## WRITTEN TASK:
The material below holds pictures; leave them out and reproduce exactly the lines from the one with "Emit a Python" through the one with "ax.yaxis.set_minor_locator(MultipleLocator(0.02))", inclusive.

(Figure scripts)

· · · · ·

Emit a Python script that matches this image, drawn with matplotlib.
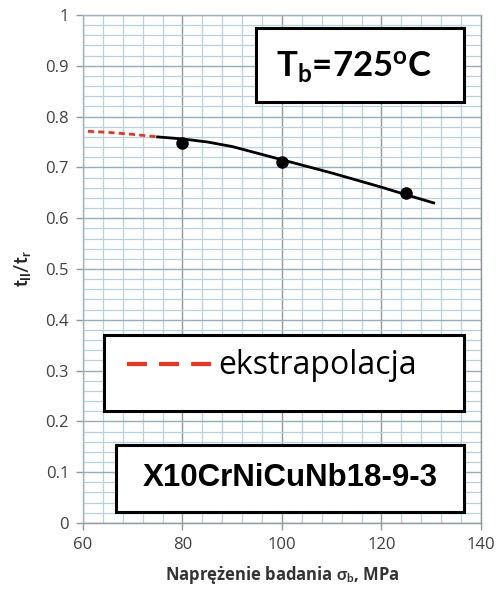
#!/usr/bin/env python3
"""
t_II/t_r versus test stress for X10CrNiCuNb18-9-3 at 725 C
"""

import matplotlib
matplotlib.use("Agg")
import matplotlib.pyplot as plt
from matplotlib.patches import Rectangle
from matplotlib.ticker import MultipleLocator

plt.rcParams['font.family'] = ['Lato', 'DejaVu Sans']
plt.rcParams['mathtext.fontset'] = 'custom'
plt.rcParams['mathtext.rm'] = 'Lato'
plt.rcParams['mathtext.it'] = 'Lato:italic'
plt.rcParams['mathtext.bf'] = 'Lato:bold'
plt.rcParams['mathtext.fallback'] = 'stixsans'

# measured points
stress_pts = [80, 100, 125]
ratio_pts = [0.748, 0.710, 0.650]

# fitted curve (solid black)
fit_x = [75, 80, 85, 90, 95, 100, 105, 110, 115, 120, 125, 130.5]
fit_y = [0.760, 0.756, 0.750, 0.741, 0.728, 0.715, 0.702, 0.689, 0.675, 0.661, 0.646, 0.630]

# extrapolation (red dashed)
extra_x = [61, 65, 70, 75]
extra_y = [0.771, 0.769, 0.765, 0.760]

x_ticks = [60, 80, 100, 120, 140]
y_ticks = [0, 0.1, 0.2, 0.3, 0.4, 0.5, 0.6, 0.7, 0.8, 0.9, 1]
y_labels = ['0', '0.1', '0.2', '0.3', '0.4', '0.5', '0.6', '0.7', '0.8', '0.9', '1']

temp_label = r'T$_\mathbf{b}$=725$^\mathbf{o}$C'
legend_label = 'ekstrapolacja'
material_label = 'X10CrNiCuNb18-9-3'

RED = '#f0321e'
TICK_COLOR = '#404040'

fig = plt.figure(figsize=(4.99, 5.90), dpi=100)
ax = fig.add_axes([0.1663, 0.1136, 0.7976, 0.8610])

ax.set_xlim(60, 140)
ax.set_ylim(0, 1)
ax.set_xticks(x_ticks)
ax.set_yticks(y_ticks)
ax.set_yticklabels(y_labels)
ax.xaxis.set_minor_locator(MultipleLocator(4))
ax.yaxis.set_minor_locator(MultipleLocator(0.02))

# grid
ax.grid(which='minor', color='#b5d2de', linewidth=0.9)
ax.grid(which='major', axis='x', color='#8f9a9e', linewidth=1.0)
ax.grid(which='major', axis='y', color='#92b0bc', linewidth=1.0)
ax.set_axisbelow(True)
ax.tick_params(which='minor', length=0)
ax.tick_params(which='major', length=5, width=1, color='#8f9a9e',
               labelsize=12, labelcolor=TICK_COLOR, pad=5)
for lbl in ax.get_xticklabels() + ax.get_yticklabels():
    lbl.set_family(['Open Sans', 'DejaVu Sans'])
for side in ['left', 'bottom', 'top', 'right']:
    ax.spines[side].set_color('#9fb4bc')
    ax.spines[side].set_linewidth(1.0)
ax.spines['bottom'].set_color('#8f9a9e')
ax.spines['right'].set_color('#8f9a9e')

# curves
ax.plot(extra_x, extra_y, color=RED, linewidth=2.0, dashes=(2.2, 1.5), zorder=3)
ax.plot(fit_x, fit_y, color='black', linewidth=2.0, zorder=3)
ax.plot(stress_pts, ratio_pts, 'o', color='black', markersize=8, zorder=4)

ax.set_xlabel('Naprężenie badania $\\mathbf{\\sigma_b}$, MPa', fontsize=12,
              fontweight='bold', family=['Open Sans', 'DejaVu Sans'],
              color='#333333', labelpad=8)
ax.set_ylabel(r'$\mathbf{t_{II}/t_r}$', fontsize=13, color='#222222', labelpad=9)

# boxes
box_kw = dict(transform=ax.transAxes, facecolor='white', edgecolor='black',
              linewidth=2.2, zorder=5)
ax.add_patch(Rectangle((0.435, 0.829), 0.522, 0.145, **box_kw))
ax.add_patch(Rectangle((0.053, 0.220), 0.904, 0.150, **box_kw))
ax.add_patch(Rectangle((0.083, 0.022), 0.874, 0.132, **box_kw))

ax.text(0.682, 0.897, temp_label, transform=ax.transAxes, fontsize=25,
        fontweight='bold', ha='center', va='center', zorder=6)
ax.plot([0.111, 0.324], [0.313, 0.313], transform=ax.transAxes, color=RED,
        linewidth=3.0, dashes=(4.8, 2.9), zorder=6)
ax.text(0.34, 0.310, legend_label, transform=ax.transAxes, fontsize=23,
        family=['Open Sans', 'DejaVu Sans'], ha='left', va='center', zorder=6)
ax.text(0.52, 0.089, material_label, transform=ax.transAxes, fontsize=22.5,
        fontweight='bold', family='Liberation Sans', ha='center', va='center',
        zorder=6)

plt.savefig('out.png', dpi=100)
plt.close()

· · · · ·

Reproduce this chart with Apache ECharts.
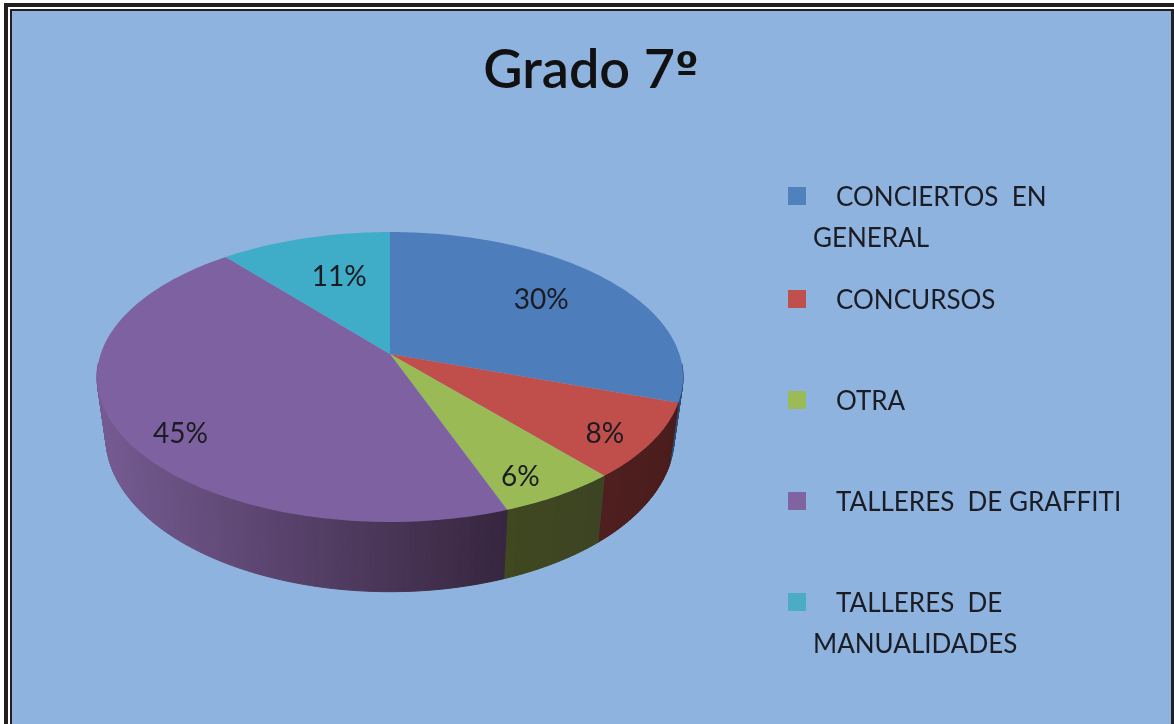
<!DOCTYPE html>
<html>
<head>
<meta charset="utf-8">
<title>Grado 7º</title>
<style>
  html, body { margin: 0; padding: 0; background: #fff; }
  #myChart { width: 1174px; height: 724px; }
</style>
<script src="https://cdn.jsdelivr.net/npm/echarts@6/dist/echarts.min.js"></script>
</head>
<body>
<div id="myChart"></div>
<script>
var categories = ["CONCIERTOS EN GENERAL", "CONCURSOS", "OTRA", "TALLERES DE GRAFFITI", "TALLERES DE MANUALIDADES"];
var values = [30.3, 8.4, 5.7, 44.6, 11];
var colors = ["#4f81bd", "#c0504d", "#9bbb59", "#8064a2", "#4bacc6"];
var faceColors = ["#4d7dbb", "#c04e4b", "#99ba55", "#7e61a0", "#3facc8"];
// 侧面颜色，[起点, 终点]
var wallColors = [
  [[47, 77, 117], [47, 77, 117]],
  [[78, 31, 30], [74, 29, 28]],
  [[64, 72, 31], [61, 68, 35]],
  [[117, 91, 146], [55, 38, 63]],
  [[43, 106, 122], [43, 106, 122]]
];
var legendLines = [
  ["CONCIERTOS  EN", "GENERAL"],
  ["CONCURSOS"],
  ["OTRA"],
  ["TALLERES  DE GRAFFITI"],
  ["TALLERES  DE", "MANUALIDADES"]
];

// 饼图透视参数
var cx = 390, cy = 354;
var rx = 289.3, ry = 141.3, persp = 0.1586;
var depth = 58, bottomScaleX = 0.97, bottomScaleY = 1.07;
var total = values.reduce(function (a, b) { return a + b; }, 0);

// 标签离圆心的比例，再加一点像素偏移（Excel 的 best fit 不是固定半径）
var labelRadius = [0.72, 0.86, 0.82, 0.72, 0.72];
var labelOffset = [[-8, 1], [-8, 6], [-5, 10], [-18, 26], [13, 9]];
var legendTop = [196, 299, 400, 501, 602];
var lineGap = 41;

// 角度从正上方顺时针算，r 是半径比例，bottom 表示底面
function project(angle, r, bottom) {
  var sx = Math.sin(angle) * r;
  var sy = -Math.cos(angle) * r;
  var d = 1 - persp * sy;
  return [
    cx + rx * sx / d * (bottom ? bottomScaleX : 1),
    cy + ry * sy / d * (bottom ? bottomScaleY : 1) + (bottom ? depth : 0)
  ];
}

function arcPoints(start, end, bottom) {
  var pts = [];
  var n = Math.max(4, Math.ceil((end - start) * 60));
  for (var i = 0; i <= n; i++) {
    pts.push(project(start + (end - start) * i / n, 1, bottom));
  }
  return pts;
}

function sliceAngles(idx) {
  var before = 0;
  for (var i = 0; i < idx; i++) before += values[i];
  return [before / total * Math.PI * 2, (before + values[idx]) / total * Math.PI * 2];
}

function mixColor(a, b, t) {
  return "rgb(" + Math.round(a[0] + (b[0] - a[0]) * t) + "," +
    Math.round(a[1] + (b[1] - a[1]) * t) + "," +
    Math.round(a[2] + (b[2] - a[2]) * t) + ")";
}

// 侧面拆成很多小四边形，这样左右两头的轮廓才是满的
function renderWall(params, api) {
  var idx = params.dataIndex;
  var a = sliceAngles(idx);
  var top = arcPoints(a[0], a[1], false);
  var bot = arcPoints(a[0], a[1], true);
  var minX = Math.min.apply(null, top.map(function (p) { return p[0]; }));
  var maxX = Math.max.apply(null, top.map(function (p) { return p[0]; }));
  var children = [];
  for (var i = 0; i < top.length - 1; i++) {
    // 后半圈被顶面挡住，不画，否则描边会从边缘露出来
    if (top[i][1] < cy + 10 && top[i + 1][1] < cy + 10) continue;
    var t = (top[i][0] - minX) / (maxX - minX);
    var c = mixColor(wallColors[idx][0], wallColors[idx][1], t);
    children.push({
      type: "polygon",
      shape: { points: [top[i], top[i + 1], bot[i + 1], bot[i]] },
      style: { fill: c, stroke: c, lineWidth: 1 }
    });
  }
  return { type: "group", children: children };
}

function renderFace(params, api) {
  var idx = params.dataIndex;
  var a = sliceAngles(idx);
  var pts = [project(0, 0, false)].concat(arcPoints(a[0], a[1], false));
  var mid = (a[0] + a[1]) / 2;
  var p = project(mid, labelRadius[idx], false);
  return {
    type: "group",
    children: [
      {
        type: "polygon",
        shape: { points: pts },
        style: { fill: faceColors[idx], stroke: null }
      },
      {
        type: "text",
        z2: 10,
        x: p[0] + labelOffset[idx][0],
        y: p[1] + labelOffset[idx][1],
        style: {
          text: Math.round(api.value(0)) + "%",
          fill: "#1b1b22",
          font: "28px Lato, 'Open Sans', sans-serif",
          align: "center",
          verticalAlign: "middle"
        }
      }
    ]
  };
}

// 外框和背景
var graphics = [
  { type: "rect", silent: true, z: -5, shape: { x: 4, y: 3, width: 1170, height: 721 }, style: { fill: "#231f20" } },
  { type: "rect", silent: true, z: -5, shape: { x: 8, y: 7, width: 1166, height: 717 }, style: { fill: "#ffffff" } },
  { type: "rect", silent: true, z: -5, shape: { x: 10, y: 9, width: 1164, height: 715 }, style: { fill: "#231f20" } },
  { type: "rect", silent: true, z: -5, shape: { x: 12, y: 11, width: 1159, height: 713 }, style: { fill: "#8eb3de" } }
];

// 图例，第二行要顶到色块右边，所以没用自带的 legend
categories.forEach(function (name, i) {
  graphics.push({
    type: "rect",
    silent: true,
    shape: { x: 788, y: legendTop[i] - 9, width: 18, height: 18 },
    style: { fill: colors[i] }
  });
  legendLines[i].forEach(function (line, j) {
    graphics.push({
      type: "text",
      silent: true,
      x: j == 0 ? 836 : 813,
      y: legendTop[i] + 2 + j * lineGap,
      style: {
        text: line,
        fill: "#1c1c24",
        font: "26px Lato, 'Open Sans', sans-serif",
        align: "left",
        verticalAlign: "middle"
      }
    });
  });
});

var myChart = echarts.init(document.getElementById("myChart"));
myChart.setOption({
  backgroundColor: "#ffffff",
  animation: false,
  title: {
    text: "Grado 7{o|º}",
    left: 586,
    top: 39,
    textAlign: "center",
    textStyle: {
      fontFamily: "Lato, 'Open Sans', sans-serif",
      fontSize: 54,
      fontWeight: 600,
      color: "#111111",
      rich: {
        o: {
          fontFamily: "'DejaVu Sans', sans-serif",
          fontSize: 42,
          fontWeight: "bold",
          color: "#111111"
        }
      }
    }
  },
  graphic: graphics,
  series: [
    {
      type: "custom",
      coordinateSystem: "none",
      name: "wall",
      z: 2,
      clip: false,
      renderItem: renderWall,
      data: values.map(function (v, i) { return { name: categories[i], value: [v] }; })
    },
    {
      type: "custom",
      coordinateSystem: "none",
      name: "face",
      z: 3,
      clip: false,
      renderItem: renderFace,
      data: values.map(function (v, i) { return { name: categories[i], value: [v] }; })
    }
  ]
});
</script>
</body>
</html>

· · · · ·

## WRITTEN ANSWER:
Emit a Python script that matches this image, drawn with matplotlib.
#!/usr/bin/env python3
"""
t_II/t_r versus test stress for X10CrNiCuNb18-9-3 at 725 C
"""

import matplotlib
matplotlib.use("Agg")
import matplotlib.pyplot as plt
from matplotlib.patches import Rectangle
from matplotlib.ticker import MultipleLocator

plt.rcParams['font.family'] = ['Lato', 'DejaVu Sans']
plt.rcParams['mathtext.fontset'] = 'custom'
plt.rcParams['mathtext.rm'] = 'Lato'
plt.rcParams['mathtext.it'] = 'Lato:italic'
plt.rcParams['mathtext.bf'] = 'Lato:bold'
plt.rcParams['mathtext.fallback'] = 'stixsans'

# measured points
stress_pts = [80, 100, 125]
ratio_pts = [0.748, 0.710, 0.650]

# fitted curve (solid black)
fit_x = [75, 80, 85, 90, 95, 100, 105, 110, 115, 120, 125, 130.5]
fit_y = [0.760, 0.756, 0.750, 0.741, 0.728, 0.715, 0.702, 0.689, 0.675, 0.661, 0.646, 0.630]

# extrapolation (red dashed)
extra_x = [61, 65, 70, 75]
extra_y = [0.771, 0.769, 0.765, 0.760]

x_ticks = [60, 80, 100, 120, 140]
y_ticks = [0, 0.1, 0.2, 0.3, 0.4, 0.5, 0.6, 0.7, 0.8, 0.9, 1]
y_labels = ['0', '0.1', '0.2', '0.3', '0.4', '0.5', '0.6', '0.7', '0.8', '0.9', '1']

temp_label = r'T$_\mathbf{b}$=725$^\mathbf{o}$C'
legend_label = 'ekstrapolacja'
material_label = 'X10CrNiCuNb18-9-3'

RED = '#f0321e'
TICK_COLOR = '#404040'

fig = plt.figure(figsize=(4.99, 5.90), dpi=100)
ax = fig.add_axes([0.1663, 0.1136, 0.7976, 0.8610])

ax.set_xlim(60, 140)
ax.set_ylim(0, 1)
ax.set_xticks(x_ticks)
ax.set_yticks(y_ticks)
ax.set_yticklabels(y_labels)
ax.xaxis.set_minor_locator(MultipleLocator(4))
ax.yaxis.set_minor_locator(MultipleLocator(0.02))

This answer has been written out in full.